Objective.
Give the listing again character for character, but drop the images.

%%

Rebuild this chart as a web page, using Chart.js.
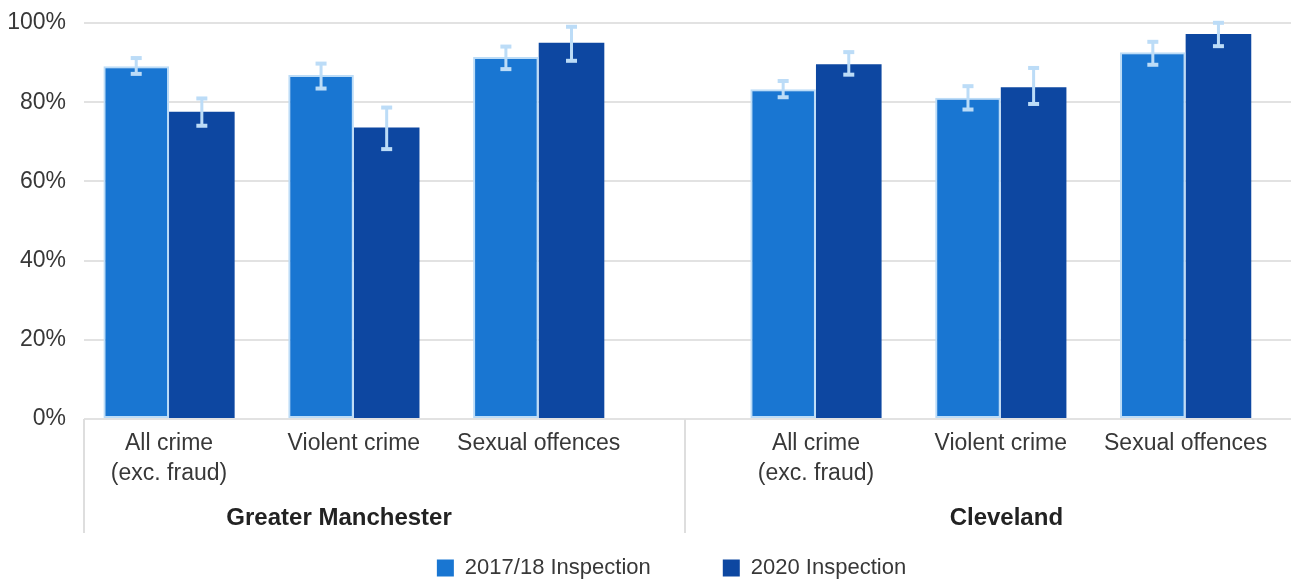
<!DOCTYPE html>
<html>
<head>
<meta charset="utf-8">
<script src="https://cdn.jsdelivr.net/npm/chart.js@4.4.1/dist/chart.umd.min.js"></script>
<style>
  html, body { margin: 0; padding: 0; background: #fff; }
  #wrap { width: 1291px; height: 581px; }
</style>
</head>
<body>
<div id="wrap"><canvas id="crimeChart"></canvas></div>
<script>
// categories and groups
const forces = ['Greater Manchester', 'Cleveland'];
const crimeTypes = [['All crime', '(exc. fraud)'], 'Violent crime', 'Sexual offences'];

// values, % (order: GM x3, Cleveland x3)
const insp2017 = [89.1, 86.9, 91.4, 83.3, 81.1, 92.6];
const insp2017Lo = [86.9, 83.2, 88.1, 81.0, 77.9, 89.2];
const insp2017Hi = [91.4, 90.0, 94.3, 85.6, 84.3, 95.5];

const insp2020 = [77.6, 73.6, 95.0, 89.6, 83.8, 97.2];
const insp2020Lo = [73.8, 67.9, 90.2, 86.7, 79.3, 93.9];
const insp2020Hi = [81.2, 78.9, 99.3, 92.9, 88.9, 100.3];

const yTicks = [0, 20, 40, 60, 80, 100];

const FONT = '"Liberation Sans", Arial, sans-serif';
const TXT = '#383838';

// slot on the x axis: each force block is 3 slots + half a slot gap
const slots = [];
const tickLabels = [];
forces.forEach((f, g) => {
    crimeTypes.forEach((c, k) => {
        slots.push(g * 3.5 + k);
        tickLabels.push(c);
    });
});
const groupCentres = [0.92, 4.53];
const dividers = [-0.46, 2.79];

function toPoints(vals) {
    return vals.map((v, i) => ({x: slots[i], y: v}));
}

const errorBars = {
    id: 'errorBars',
    afterDatasetsDraw(chart) {
        const ctx = chart.ctx;
        const y = chart.scales.y;
        ctx.save();
        ctx.fillStyle = '#bcdcf7';
        chart.data.datasets.forEach((ds, di) => {
            const meta = chart.getDatasetMeta(di);
            meta.data.forEach((bar, i) => {
                const top = y.getPixelForValue(ds.errHi[i]);
                const bot = y.getPixelForValue(ds.errLo[i]);
                ctx.fillRect(bar.x - 1.5, top, 3, bot - top);
                ctx.fillRect(bar.x - 5.5, top - 1, 11, 4);
                ctx.fillRect(bar.x - 5.5, bot - 3, 11, 4);
            });
        });
        ctx.restore();
    }
};

// force names under the category labels, with the block dividers
const groupAxis = {
    id: 'groupAxis',
    afterLayout(chart) {
        // nudge the legend row to sit where the original one does
        chart.legend.left += 52;
    },
    afterDraw(chart) {
        const ctx = chart.ctx;
        const x = chart.scales.x;
        const area = chart.chartArea;
        ctx.save();
        ctx.strokeStyle = '#dedede';
        ctx.lineWidth = 2;
        dividers.forEach(d => {
            const px = Math.round(x.getPixelForValue(d));
            ctx.beginPath();
            ctx.moveTo(px, area.bottom);
            ctx.lineTo(px, 533);
            ctx.stroke();
        });
        ctx.fillStyle = '#222';
        ctx.font = 'bold 24px ' + FONT;
        ctx.textAlign = 'center';
        ctx.textBaseline = 'middle';
        forces.forEach((f, i) => {
            ctx.fillText(f, x.getPixelForValue(groupCentres[i]), area.bottom + 99);
        });
        ctx.restore();
    }
};

const config = {
    type: 'bar',
    data: {
        datasets: [{
            label: '2017/18 Inspection',
            data: toPoints(insp2017),
            errLo: insp2017Lo,
            errHi: insp2017Hi,
            backgroundColor: '#1976d2',
            borderColor: '#bcdcf7',
            borderWidth: 2,
            borderSkipped: false,
            categoryPercentage: 0.71,
            barPercentage: 1.0
        }, {
            label: '2020 Inspection',
            data: toPoints(insp2020),
            errLo: insp2020Lo,
            errHi: insp2020Hi,
            backgroundColor: '#0d47a1',
            borderWidth: 0,
            categoryPercentage: 0.71,
            barPercentage: 1.0
        }]
    },
    options: {
        responsive: true,
        maintainAspectRatio: false,
        animation: false,
        layout: { padding: { top: 23, left: 0, right: 0, bottom: 0 } },
        scales: {
            x: {
                type: 'linear',
                min: dividers[0],
                max: 6.07,
                offset: false,
                grid: { display: false },
                border: { display: false },
                afterBuildTicks: axis => { axis.ticks = slots.map(v => ({value: v})); },
                afterFit: axis => { axis.height = 66; },
                ticks: {
                    autoSkip: false,
                    maxRotation: 0,
                    padding: 2,
                    color: TXT,
                    font: { family: FONT, size: 23, lineHeight: 1.28 },
                    callback: (v, i) => tickLabels[i]
                }
            },
            y: {
                min: 0,
                max: 100,
                afterBuildTicks: axis => { axis.ticks = yTicks.map(v => ({value: v})); },
                afterFit: axis => { axis.width = 84; axis.paddingTop = 23; },
                grid: { color: '#e2e2e2', lineWidth: 2, drawTicks: false },
                border: { display: false },
                ticks: {
                    padding: 18,
                    color: TXT,
                    font: { family: FONT, size: 23 },
                    callback: v => v + '%'
                }
            }
        },
        plugins: {
            legend: {
                position: 'bottom',
                maxHeight: 96,
                labels: {
                    boxWidth: 17,
                    boxHeight: 17,
                    padding: 72,
                    color: TXT,
                    font: { family: FONT, size: 22 },
                    generateLabels: chart => chart.data.datasets.map((ds, i) => ({
                        text: ds.label,
                        fillStyle: ds.backgroundColor,
                        strokeStyle: ds.backgroundColor,
                        lineWidth: 0,
                        fontColor: TXT,
                        datasetIndex: i
                    }))
                }
            },
            tooltip: { enabled: false }
        }
    },
    plugins: [errorBars, groupAxis]
};

const crimeChart = new Chart('crimeChart', config);
</script>
</body>
</html>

%%

Expected answer.
Rebuild this chart as a web page, using Chart.js.
<!DOCTYPE html>
<html>
<head>
<meta charset="utf-8">
<script src="https://cdn.jsdelivr.net/npm/chart.js@4.4.1/dist/chart.umd.min.js"></script>
<style>
  html, body { margin: 0; padding: 0; background: #fff; }
  #wrap { width: 1291px; height: 581px; }
</style>
</head>
<body>
<div id="wrap"><canvas id="crimeChart"></canvas></div>
<script>
// categories and groups
const forces = ['Greater Manchester', 'Cleveland'];
const crimeTypes = [['All crime', '(exc. fraud)'], 'Violent crime', 'Sexual offences'];

// values, % (order: GM x3, Cleveland x3)
const insp2017 = [89.1, 86.9, 91.4, 83.3, 81.1, 92.6];
const insp2017Lo = [86.9, 83.2, 88.1, 81.0, 77.9, 89.2];
const insp2017Hi = [91.4, 90.0, 94.3, 85.6, 84.3, 95.5];

const insp2020 = [77.6, 73.6, 95.0, 89.6, 83.8, 97.2];
const insp2020Lo = [73.8, 67.9, 90.2, 86.7, 79.3, 93.9];
const insp2020Hi = [81.2, 78.9, 99.3, 92.9, 88.9, 100.3];

const yTicks = [0, 20, 40, 60, 80, 100];

const FONT = '"Liberation Sans", Arial, sans-serif';
const TXT = '#383838';

// slot on the x axis: each force block is 3 slots + half a slot gap
const slots = [];
const tickLabels = [];
forces.forEach((f, g) => {
    crimeTypes.forEach((c, k) => {
        slots.push(g * 3.5 + k);
        tickLabels.push(c);
    });
});
const groupCentres = [0.92, 4.53];
const dividers = [-0.46, 2.79];

function toPoints(vals) {
    return vals.map((v, i) => ({x: slots[i], y: v}));
}

const errorBars = {
    id: 'errorBars',
    afterDatasetsDraw(chart) {
        const ctx = chart.ctx;
        const y = chart.scales.y;
        ctx.save();
        ctx.fillStyle = '#bcdcf7';
        chart.data.datasets.forEach((ds, di) => {
            const meta = chart.getDatasetMeta(di);
            meta.data.forEach((bar, i) => {
                const top = y.getPixelForValue(ds.errHi[i]);
                const bot = y.getPixelForValue(ds.errLo[i]);
                ctx.fillRect(bar.x - 1.5, top, 3, bot - top);
                ctx.fillRect(bar.x - 5.5, top - 1, 11, 4);
                ctx.fillRect(bar.x - 5.5, bot - 3, 11, 4);
            });
        });
        ctx.restore();
    }
};

// force names under the category labels, with the block dividers
const groupAxis = {
    id: 'groupAxis',
    afterLayout(chart) {
        // nudge the legend row to sit where the original one does
        chart.legend.left += 52;
    },
    afterDraw(chart) {
        const ctx = chart.ctx;
        const x = chart.scales.x;
        const area = chart.chartArea;
        ctx.save();
        ctx.strokeStyle = '#dedede';
        ctx.lineWidth = 2;
        dividers.forEach(d => {
            const px = Math.round(x.getPixelForValue(d));
            ctx.beginPath();
            ctx.moveTo(px, area.bottom);
            ctx.lineTo(px, 533);
            ctx.stroke();
        });
        ctx.fillStyle = '#222';
        ctx.font = 'bold 24px ' + FONT;
        ctx.textAlign = 'center';
        ctx.textBaseline = 'middle';
        forces.forEach((f, i) => {
            ctx.fillText(f, x.getPixelForValue(groupCentres[i]), area.bottom + 99);
        });
        ctx.restore();
    }
};

const config = {
    type: 'bar',
    data: {
        datasets: [{
            label: '2017/18 Inspection',
            data: toPoints(insp2017),
            errLo: insp2017Lo,
            errHi: insp2017Hi,
            backgroundColor: '#1976d2',
            borderColor: '#bcdcf7',
            borderWidth: 2,
            borderSkipped: false,
            categoryPercentage: 0.71,
            barPercentage: 1.0
        }, {
            label: '2020 Inspection',
            data: toPoints(insp2020),
            errLo: insp2020Lo,
            errHi: insp2020Hi,
            backgroundColor: '#0d47a1',
            borderWidth: 0,
            categoryPercentage: 0.71,
            barPercentage: 1.0
        }]
    },
    options: {
        responsive: true,
        maintainAspectRatio: false,
        animation: false,
        layout: { padding: { top: 23, left: 0, right: 0, bottom: 0 } },
        scales: {
            x: {
                type: 'linear',
                min: dividers[0],
                max: 6.07,
                offset: false,
                grid: { display: false },
                border: { display: false },
                afterBuildTicks: axis => { axis.ticks = slots.map(v => ({value: v})); },
                afterFit: axis => { axis.height = 66; },
                ticks: {
                    autoSkip: false,
                    maxRotation: 0,
                    padding: 2,
                    color: TXT,
                    font: { family: FONT, size: 23, lineHeight: 1.28 },
                    callback: (v, i) => tickLabels[i]
                }
            },
            y: {
                min: 0,
                max: 100,
                afterBuildTicks: axis => { axis.ticks = yTicks.map(v => ({value: v})); },
                afterFit: axis => { axis.width = 84; axis.paddingTop = 23; },
                grid: { color: '#e2e2e2', lineWidth: 2, drawTicks: false },
                border: { display: false },
                ticks: {
                    padding: 18,
                    color: TXT,
                    font: { family: FONT, size: 23 },
                    callback: v => v + '%'
                }
            }
        },
        plugins: {
            legend: {
                position: 'bottom',
                maxHeight: 96,
                labels: {
                    boxWidth: 17,
                    boxHeight: 17,
                    padding: 72,
                    color: TXT,
                    font: { family: FONT, size: 22 },
                    generateLabels: chart => chart.data.datasets.map((ds, i) => ({
                        text: ds.label,
                        fillStyle: ds.backgroundColor,
                        strokeStyle: ds.backgroundColor,
                        lineWidth: 0,
                        fontColor: TXT,
                        datasetIndex: i
                    }))
                }
            },
            tooltip: { enabled: false }
        }
    },
    plugins: [errorBars, groupAxis]
};

const crimeChart = new Chart('crimeChart', config);
</script>
</body>
</html>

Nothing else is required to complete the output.